Ich bin dezidiert der Ansicht, dass man Betteln verbieten sollte. Im Sozialstaat muss die Unterstützung Bedürftiger anders erfolgen, nicht mit einer Lizenz zum Betteln. Hinsichtlich Personen, die nicht in der Schweiz wohnhaft sind – ich denke in erster Linie an Romas aus Osteuropa – ist die Toleranz der Bettler-Geschäftsmodelle mit Sicherheit die falsche Politik, denn sie ermöglicht die Entstehung schädlicher Strukturen der organsierten Bettelei und Einstellungen, die dem 21. Jahrhundert unwürdig sind. Ich denke vor allem an die Kinder, die entweder direkt zum Betteln angehalten werden oder über das Rollenmodell der Erwachsenen dieselben Verhaltensweisen reproduzieren.
Es gibt sogar den Gedanken, dass das Geben von Geld an Bettler ein Busse für die Gebenden nach sich ziehen müsste: Dies würde den Menschen mit gutem Herzen zeigen, dass sie unwissentlich unerwünschte Strukturen stärken.
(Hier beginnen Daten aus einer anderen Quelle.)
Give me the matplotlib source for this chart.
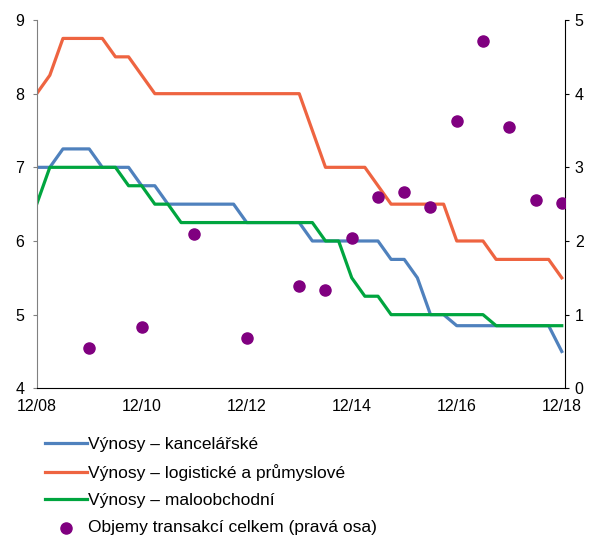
import matplotlib
matplotlib.use("Agg")
import matplotlib.pyplot as plt
import numpy as np

plt.rcParams['font.family'] = ['Liberation Sans', 'DejaVu Sans']

# quarterly observations, 12/08 .. 12/18
quarters = np.arange(41)
tick_pos = [0, 8, 16, 24, 32, 40]
tick_labels = ["12/08", "12/10", "12/12", "12/14", "12/16", "12/18"]

# yields (%), left axis
kancelarske = [7.0, 7.0, 7.25, 7.25, 7.25, 7.0, 7.0, 7.0, 6.75, 6.75,
               6.5, 6.5, 6.5, 6.5, 6.5, 6.5, 6.25, 6.25, 6.25, 6.25,
               6.25, 6.0, 6.0, 6.0, 6.0, 6.0, 6.0, 5.75, 5.75, 5.5,
               5.0, 5.0, 4.85, 4.85, 4.85, 4.85, 4.85, 4.85, 4.85, 4.85,
               4.5]
logisticke = [8.0, 8.25, 8.75, 8.75, 8.75, 8.75, 8.5, 8.5, 8.25, 8.0,
              8.0, 8.0, 8.0, 8.0, 8.0, 8.0, 8.0, 8.0, 8.0, 8.0,
              8.0, 7.5, 7.0, 7.0, 7.0, 7.0, 6.75, 6.5, 6.5, 6.5,
              6.5, 6.5, 6.0, 6.0, 6.0, 5.75, 5.75, 5.75, 5.75, 5.75,
              5.5]
maloobchodni = [6.5, 7.0, 7.0, 7.0, 7.0, 7.0, 7.0, 6.75, 6.75, 6.5,
                6.5, 6.25, 6.25, 6.25, 6.25, 6.25, 6.25, 6.25, 6.25, 6.25,
                6.25, 6.25, 6.0, 6.0, 5.5, 5.25, 5.25, 5.0, 5.0, 5.0,
                5.0, 5.0, 5.0, 5.0, 5.0, 4.85, 4.85, 4.85, 4.85, 4.85,
                4.85]

# transaction volumes, right axis
objem_q = [4, 8, 12, 16, 20, 22, 24, 26, 28, 30, 32, 34, 36, 38, 40]
objem = [0.55, 0.83, 2.09, 0.68, 1.39, 1.34, 2.04, 2.60, 2.66, 2.46,
         3.63, 4.72, 3.55, 2.56, 2.52]

fig = plt.figure(figsize=(5.9, 5.35), dpi=100)
ax = fig.add_axes([0.0622, 0.2742, 0.8955, 0.6884])
ax2 = ax.twinx()

l1, = ax.plot(quarters, kancelarske, color="#4F81BD", lw=2.3)
l2, = ax.plot(quarters, logisticke, color="#EE6441", lw=2.3)
l3, = ax.plot(quarters, maloobchodni, color="#00A53F", lw=2.3)
sc = ax2.scatter(objem_q, objem, s=64, color="#800080", zorder=3)

ax.set_xlim(0, 40.25)
ax.set_ylim(4, 9)
ax2.set_ylim(0, 5)
ax.set_yticks([4, 5, 6, 7, 8, 9])
ax2.set_yticks([0, 1, 2, 3, 4, 5])
ax.set_xticks(tick_pos)
ax.set_xticklabels(tick_labels)

for a in (ax, ax2):
    a.spines['top'].set_visible(False)
ax.spines['right'].set_visible(False)
ax2.spines['left'].set_visible(False)
ax2.spines['bottom'].set_visible(False)
ax.spines['left'].set_color("#808080")
ax2.spines['right'].set_color("black")

ax.tick_params(axis='x', length=0, pad=8, labelsize=11.5)
ax.tick_params(axis='y', length=3, color="#808080", pad=6, labelsize=11.5)
ax2.tick_params(axis='y', length=3, color="black", pad=4, labelsize=11.5)

fig.legend([l1, l2, l3, sc],
           ["Výnosy – kancelářské", "Výnosy – logistické a průmyslové",
            "Výnosy – maloobchodní", "Objemy transakcí celkem (pravá osa)"],
           loc="upper left", bbox_to_anchor=(0.077, 0.184), frameon=False,
           fontsize=12.5, handlelength=2.4, handletextpad=0.05,
           labelspacing=0.7, borderpad=0, borderaxespad=0)

fig.savefig("out.png", dpi=100)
Mit einem Bettelverbot in humanitärer Absicht muss die Unterstützung der Zielgruppe im Herkunftsland einhergehen. Diese darf aber nicht nur aus Geldzahlungen oder Geschenken bestehen. Zentral ist die Investition in die Bildung der jungen Generation. Grund- und Berufsschulen schaffen Perspektiven der gesellschaftlichen Integration und vermitteln den Wert von Arbeit und Investitionen in die eigenen Fähigkeiten. Jede Unterstützung muss mit der nicht verhandelbaren Forderung verknüpft werden, dass Eltern ihre Kinder regelmässig zur Schule schicken. Für die Ermöglichung solcher Bildungsprojekte sollte die zweite Tranche des Schweizer Erweiterungsbeitrags rasch deblockiert und nicht länger als Pfand für die Verhandlungen mit der EU zurückgehalten werden. Sinnvolle, straff gemanagte Unterstützungsprojekte nach dem Motto «Fördern und Fordern» sind die weitsichtige Alternative zu Almosen. Sie beruhigen nicht nur das eigene Gewissen, sondern schaffen Perspektiven.